Goebbels no se conformaba sólo con informes. Pronto transformó estos enfrentamientos en material de leyenda. Pero Bruno y sus camaradas de las SA ya no participaban en meras refriegas violentas; en cuanto Goebbels terminó de aleccionarles, se vieron convertidos en figuras heroicas. El más famoso de estos altercados fue el de Pharus Hall, en febrero de 1927, un auditorio espacioso del barrio de Wedding, al norte de la ciudad. Tras elegir adrede un lugar en el mismo centro de una zona comunista, la concentración de Pharus Hall fue anunciada con carteles que adoptaban la retórica de la jerga proletaria. «El Estado burgués se aproxima a su fin. ¡Hay que forjar una nueva Alemania!» Los comunistas locales replicaron debidamente con sus propios carteles: «¡Wedding rojo para el proletariado rojo! ¡Haremos papilla a todo el que se atreva a poner un pie en el Pharus Hall!»
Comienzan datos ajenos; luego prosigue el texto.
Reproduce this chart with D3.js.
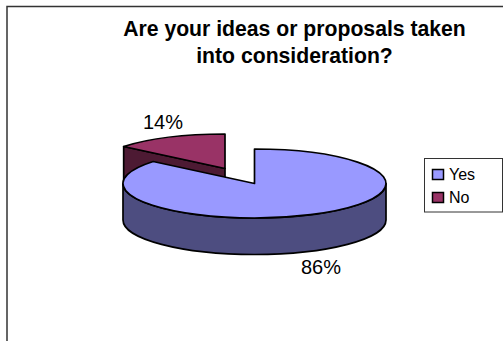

Quemando lo que más molestaba a estos descerebrados, libros

Bruno era un integrante de la pandilla borracha y enfurecida que ya estaba exaltada antes siquiera de que Goebbels subiera al estrado. Sólo hizo falta una mínima provocación desde el fondo para que se iniciara un lanzamiento masivo de botellas y patas de las sillas. En vez de .correr en busca de refugio, Goebbels aguantó a pie firme, gritando en medio de la gresca y rodeado por los SA más gravemente heridos. Más tarde ensalzó a sus hombres como los «aristócratas del movimiento», gigantes políticos que tenían garantizado el interés de los redactores jefe de los periódicos, que en efecto les consagraron páginas enteras. Esta secuencia de hechos se repetiría periódicamente a lo largo de los seis años siguientes. La política se había vuelto sinónimo de violencia, tanto retórica como física.